#### GOAL:
Both boundary lines count: repeat, exactly and alone, the lines from the one containing "Write the matplotlib code for this chart." to the one containing "plt.rcParams['mathtext.fontset'] = 'cm'", with pictures left out.

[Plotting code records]
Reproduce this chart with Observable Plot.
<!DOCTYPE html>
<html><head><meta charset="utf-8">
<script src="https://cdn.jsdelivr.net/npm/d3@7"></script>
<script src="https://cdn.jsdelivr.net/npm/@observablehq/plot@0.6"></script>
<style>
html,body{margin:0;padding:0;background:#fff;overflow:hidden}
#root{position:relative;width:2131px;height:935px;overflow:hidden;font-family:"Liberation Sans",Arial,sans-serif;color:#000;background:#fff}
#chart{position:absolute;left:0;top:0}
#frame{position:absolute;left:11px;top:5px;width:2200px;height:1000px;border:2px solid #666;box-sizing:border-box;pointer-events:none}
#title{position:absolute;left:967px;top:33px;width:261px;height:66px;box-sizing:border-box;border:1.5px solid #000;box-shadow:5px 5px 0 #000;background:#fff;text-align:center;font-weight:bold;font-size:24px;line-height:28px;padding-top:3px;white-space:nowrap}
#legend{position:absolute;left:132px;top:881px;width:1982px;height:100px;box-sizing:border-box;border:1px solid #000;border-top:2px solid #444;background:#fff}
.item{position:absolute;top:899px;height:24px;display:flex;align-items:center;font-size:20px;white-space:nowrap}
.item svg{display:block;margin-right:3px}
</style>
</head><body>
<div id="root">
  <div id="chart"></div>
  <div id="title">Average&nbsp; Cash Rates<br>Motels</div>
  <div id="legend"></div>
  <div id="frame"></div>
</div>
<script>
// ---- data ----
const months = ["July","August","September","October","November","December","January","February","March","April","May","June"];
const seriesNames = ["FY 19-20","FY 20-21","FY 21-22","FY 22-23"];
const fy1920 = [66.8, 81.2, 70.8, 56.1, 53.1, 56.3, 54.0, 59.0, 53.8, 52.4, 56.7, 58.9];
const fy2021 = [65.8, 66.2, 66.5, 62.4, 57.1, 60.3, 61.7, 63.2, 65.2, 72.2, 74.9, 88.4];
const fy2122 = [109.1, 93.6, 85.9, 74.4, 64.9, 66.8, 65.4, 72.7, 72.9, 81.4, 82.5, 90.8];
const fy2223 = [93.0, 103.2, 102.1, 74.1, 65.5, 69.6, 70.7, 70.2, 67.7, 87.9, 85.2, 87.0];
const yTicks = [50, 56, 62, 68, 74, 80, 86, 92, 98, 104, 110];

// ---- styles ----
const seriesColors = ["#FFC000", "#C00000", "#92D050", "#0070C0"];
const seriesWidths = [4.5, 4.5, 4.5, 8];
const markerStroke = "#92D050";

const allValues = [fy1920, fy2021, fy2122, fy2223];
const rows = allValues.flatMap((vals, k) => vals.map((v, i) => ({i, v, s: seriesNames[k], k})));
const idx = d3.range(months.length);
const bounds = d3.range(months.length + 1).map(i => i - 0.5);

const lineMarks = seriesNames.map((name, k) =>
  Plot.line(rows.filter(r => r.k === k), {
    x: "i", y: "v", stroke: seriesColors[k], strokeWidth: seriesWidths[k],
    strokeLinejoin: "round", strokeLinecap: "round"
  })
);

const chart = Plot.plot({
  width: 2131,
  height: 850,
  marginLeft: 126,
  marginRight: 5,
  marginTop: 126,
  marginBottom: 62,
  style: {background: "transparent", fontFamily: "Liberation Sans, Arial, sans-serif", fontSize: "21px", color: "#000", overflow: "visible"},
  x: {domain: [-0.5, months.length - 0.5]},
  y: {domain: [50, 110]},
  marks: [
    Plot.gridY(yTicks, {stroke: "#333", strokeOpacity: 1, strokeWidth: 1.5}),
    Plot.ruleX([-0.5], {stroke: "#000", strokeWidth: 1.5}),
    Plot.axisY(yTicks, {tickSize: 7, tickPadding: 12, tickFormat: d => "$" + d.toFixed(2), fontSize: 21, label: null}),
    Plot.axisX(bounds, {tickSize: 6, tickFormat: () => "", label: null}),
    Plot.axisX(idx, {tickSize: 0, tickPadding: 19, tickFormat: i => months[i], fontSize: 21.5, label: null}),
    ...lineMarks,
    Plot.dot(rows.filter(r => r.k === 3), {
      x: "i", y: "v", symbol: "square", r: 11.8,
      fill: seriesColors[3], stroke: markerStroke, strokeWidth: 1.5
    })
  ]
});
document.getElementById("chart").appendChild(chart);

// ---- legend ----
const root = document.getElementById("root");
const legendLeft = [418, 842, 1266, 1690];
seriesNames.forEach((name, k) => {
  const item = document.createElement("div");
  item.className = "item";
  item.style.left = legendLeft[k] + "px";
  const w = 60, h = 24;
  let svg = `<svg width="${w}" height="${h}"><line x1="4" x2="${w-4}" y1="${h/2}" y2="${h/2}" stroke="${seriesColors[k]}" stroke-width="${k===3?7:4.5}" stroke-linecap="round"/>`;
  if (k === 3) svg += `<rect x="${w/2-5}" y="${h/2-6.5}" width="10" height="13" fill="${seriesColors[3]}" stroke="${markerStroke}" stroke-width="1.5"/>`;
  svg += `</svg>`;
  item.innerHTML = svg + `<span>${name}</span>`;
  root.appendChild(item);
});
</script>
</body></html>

...

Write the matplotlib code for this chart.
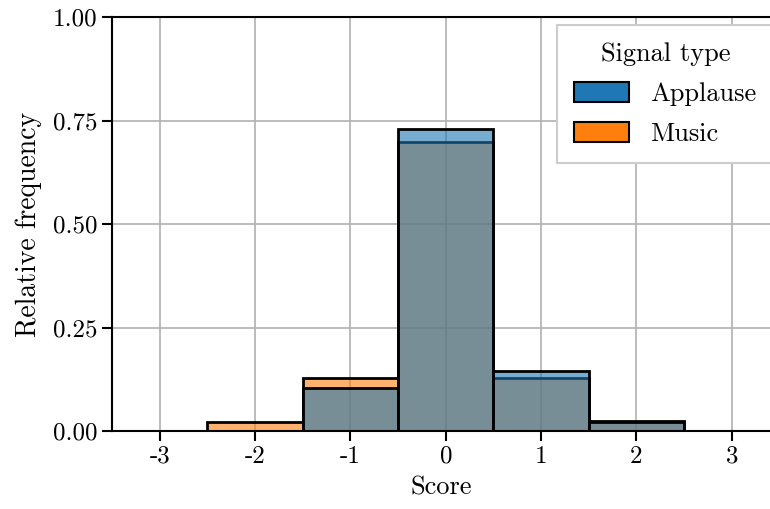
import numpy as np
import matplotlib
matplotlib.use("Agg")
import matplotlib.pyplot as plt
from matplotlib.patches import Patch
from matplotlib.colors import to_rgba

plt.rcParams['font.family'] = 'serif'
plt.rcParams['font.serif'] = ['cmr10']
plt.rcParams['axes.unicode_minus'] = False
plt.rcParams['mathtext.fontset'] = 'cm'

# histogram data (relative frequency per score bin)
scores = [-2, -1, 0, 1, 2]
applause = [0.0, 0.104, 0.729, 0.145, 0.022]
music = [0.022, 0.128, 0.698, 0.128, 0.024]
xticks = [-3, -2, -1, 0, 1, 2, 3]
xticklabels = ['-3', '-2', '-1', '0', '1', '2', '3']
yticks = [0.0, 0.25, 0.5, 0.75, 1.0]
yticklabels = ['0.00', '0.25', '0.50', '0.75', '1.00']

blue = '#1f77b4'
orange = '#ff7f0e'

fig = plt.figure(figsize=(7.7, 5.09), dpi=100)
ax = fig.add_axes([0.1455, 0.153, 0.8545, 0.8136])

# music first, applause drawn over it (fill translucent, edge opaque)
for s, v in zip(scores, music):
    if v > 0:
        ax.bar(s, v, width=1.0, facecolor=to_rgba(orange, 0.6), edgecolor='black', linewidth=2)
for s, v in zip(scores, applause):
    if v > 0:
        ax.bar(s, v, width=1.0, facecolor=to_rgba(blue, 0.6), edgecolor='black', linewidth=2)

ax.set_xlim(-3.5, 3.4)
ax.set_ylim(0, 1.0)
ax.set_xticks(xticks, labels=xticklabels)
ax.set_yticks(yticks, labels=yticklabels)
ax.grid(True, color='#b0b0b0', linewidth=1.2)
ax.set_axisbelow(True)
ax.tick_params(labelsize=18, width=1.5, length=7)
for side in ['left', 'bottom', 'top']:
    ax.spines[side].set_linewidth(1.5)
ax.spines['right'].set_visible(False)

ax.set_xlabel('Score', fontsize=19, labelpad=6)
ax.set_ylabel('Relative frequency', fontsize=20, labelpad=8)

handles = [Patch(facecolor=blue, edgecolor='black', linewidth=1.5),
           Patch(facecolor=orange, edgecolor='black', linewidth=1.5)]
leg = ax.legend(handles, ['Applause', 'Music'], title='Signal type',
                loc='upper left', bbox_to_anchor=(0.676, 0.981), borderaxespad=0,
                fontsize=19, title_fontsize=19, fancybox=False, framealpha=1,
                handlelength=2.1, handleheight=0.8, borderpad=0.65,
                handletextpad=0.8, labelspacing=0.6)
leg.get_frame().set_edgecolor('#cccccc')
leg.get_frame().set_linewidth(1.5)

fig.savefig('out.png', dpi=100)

* * *

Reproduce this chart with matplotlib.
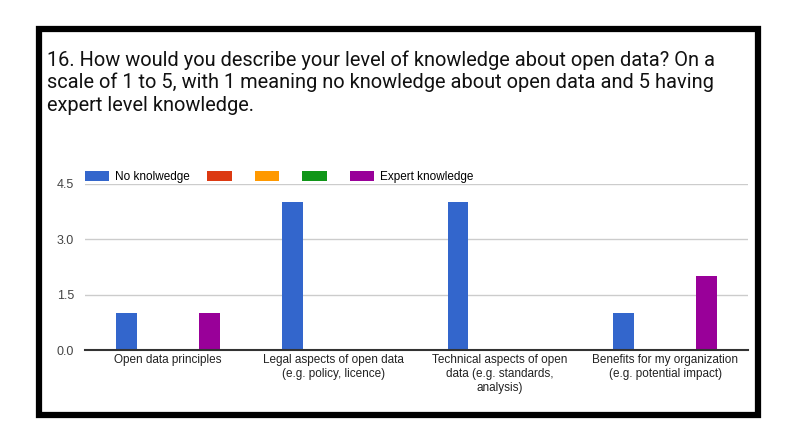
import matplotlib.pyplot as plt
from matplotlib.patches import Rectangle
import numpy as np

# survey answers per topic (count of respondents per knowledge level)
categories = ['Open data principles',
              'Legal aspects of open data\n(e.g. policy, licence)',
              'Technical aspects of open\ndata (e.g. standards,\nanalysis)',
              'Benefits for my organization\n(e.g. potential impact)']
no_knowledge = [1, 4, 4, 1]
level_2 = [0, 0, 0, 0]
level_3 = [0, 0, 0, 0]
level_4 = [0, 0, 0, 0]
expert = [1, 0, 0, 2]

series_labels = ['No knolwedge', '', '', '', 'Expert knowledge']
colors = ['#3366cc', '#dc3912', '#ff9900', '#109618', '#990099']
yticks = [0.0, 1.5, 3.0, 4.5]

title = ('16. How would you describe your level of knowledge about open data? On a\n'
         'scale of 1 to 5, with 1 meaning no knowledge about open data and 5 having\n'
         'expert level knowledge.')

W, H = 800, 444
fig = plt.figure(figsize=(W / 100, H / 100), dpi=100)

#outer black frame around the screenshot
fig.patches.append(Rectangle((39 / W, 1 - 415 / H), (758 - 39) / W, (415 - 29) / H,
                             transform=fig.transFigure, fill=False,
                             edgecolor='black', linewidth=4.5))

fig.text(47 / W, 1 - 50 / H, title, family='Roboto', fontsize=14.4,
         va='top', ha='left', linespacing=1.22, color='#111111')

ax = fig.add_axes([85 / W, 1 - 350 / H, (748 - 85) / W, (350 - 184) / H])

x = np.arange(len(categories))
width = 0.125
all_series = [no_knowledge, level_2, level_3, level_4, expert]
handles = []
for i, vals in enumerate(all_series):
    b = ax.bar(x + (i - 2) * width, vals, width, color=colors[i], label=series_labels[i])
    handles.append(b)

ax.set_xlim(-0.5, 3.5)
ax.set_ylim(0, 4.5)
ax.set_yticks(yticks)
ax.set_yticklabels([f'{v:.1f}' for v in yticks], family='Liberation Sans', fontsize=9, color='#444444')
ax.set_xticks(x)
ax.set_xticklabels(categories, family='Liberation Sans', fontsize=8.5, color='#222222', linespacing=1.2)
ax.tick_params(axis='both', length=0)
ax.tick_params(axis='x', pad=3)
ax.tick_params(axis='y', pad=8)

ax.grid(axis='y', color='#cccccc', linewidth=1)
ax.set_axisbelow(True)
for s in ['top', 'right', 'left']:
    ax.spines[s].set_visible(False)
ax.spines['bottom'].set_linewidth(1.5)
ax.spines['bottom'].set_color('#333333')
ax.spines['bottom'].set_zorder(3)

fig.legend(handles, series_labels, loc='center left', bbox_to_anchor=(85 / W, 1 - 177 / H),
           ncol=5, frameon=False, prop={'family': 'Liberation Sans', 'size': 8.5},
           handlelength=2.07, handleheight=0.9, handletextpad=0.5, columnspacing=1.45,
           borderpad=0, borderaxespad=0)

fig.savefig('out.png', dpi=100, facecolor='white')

#### ANSWER TO THE TASK:
Write the matplotlib code for this chart.
import numpy as np
import matplotlib
matplotlib.use("Agg")
import matplotlib.pyplot as plt
from matplotlib.patches import Patch
from matplotlib.colors import to_rgba

plt.rcParams['font.family'] = 'serif'
plt.rcParams['font.serif'] = ['cmr10']
plt.rcParams['axes.unicode_minus'] = False
plt.rcParams['mathtext.fontset'] = 'cm'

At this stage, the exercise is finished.